→ Aim of the task
Can you output the material exactly as written, minus any pictures it holds?

→ Data section
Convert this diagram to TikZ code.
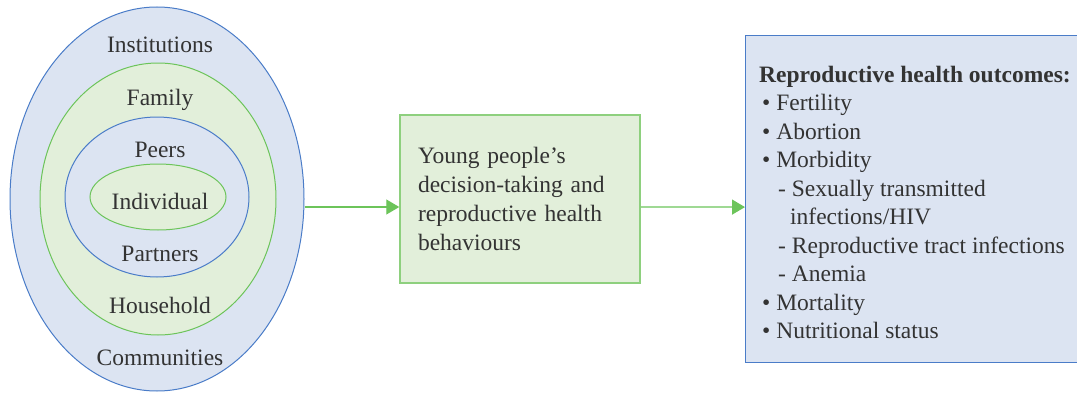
\documentclass[tikz,border=0pt]{standalone}
\usepackage{fontspec}
\setmainfont{Liberation Serif}
\usetikzlibrary{arrows.meta,shapes.geometric}
\definecolor{ringblue}{HTML}{4A7CC8}
\definecolor{fillblue}{HTML}{DCE4F2}
\definecolor{ringgreen}{HTML}{6CC45A}
\definecolor{fillgreen}{HTML}{E2EFDA}
\definecolor{boxgreen}{HTML}{8ED07E}
\definecolor{arrgreen}{HTML}{6CC45A}
\definecolor{txt}{HTML}{333333}
\def\rowgap{28.5}

\begin{document}
\begin{tikzpicture}
    [x=1pt,y=1pt,
      txtfont/.style={font=\fontsize{23.5}{28.7}\selectfont,text=txt},
      level/.style={txtfont,anchor=base},
      ring/.style={ellipse,inner sep=0pt,line width=1pt},
      bluering/.style={ring,draw=ringblue,fill=fillblue},
      greenring/.style={ring,draw=ringgreen,fill=fillgreen},
      item/.style={txtfont,anchor=base west,inner sep=0pt},
      flow/.style={draw=arrgreen,line width=1.3pt,-{Triangle[length=13pt,width=15pt]}}]
    \useasboundingbox (0,0) rectangle (1077,392);

    \node[bluering,minimum width=294pt,minimum height=384pt] (comm) at (157,193) {};
    \node[greenring,minimum width=236pt,minimum height=272pt] (house) at (158,193) {};
    \node[bluering,minimum width=184pt,minimum height=160pt] (peer) at (157,195) {};
    \node[greenring,minimum width=136pt,minimum height=66pt] (indiv) at (158,195) {};

    \foreach \lbl [count=\i from 0] in {Institutions,Family,Peers,Individual,Partners,Household,Communities}
      \node[level] (lvl\i) at (160,339-52*\i) {\lbl};

    \node[txtfont,draw=boxgreen,fill=fillgreen,line width=1.5pt,minimum width=240pt,minimum height=168pt,
      text width=204pt,align=left] (mid) at (520,193)
      {Young people’s\\decision-taking and\\reproductive health\\behaviours};

    \node[draw=ringblue,fill=fillblue,line width=1.2pt,anchor=north west,
      minimum width=380pt,minimum height=327pt] (out) at (745,357) {};
    \foreach \xo/\txt [count=\k from 0] in {759/{\textbf{Reproductive health outcomes:}},
        762/{\textbullet\ Fertility},762/{\textbullet\ Abortion},762/{\textbullet\ Morbidity},
        778/{- Sexually transmitted},790/{infections/HIV},778/{- Reproductive tract infections},
        778/{- Anemia},762/{\textbullet\ Mortality},762/{\textbullet\ Nutritional status}}
      \node[item] (res\k) at (\xo,310-\rowgap*\k) {\txt};

    \draw[flow] ([yshift=-8pt]comm.east) -- ([yshift=-8pt]mid.west);
    \draw[flow] ([yshift=-8pt]mid.east) -- ([yshift=-8pt]out.west);
\end{tikzpicture}
\end{document}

→ Response to the exercise
Convert this diagram to TikZ code.
\documentclass[tikz,border=0pt]{standalone}
\usepackage{fontspec}
\setmainfont{Liberation Serif}
\usetikzlibrary{arrows.meta,shapes.geometric}
\definecolor{ringblue}{HTML}{4A7CC8}
\definecolor{fillblue}{HTML}{DCE4F2}
\definecolor{ringgreen}{HTML}{6CC45A}
\definecolor{fillgreen}{HTML}{E2EFDA}
\definecolor{boxgreen}{HTML}{8ED07E}
\definecolor{arrgreen}{HTML}{6CC45A}
\definecolor{txt}{HTML}{333333}
\def\rowgap{28.5}

\begin{document}
\begin{tikzpicture}
    [x=1pt,y=1pt,
      txtfont/.style={font=\fontsize{23.5}{28.7}\selectfont,text=txt},
      level/.style={txtfont,anchor=base},
      ring/.style={ellipse,inner sep=0pt,line width=1pt},
      bluering/.style={ring,draw=ringblue,fill=fillblue},
      greenring/.style={ring,draw=ringgreen,fill=fillgreen},
      item/.style={txtfont,anchor=base west,inner sep=0pt},
      flow/.style={draw=arrgreen,line width=1.3pt,-{Triangle[length=13pt,width=15pt]}}]
    \useasboundingbox (0,0) rectangle (1077,392);

    \node[bluering,minimum width=294pt,minimum height=384pt] (comm) at (157,193) {};
    \node[greenring,minimum width=236pt,minimum height=272pt] (house) at (158,193) {};
    \node[bluering,minimum width=184pt,minimum height=160pt] (peer) at (157,195) {};
    \node[greenring,minimum width=136pt,minimum height=66pt] (indiv) at (158,195) {};

    \foreach \lbl [count=\i from 0] in {Institutions,Family,Peers,Individual,Partners,Household,Communities}
      \node[level] (lvl\i) at (160,339-52*\i) {\lbl};

    \node[txtfont,draw=boxgreen,fill=fillgreen,line width=1.5pt,minimum width=240pt,minimum height=168pt,
      text width=204pt,align=left] (mid) at (520,193)
      {Young people’s\\decision-taking and\\reproductive health\\behaviours};

    \node[draw=ringblue,fill=fillblue,line width=1.2pt,anchor=north west,
      minimum width=380pt,minimum height=327pt] (out) at (745,357) {};
    \foreach \xo/\txt [count=\k from 0] in {759/{\textbf{Reproductive health outcomes:}},
        762/{\textbullet\ Fertility},762/{\textbullet\ Abortion},762/{\textbullet\ Morbidity},
        778/{- Sexually transmitted},790/{infections/HIV},778/{- Reproductive tract infections},
        778/{- Anemia},762/{\textbullet\ Mortality},762/{\textbullet\ Nutritional status}}
      \node[item] (res\k) at (\xo,310-\rowgap*\k) {\txt};

    \draw[flow] ([yshift=-8pt]comm.east) -- ([yshift=-8pt]mid.west);
    \draw[flow] ([yshift=-8pt]mid.east) -- ([yshift=-8pt]out.west);
\end{tikzpicture}
\end{document}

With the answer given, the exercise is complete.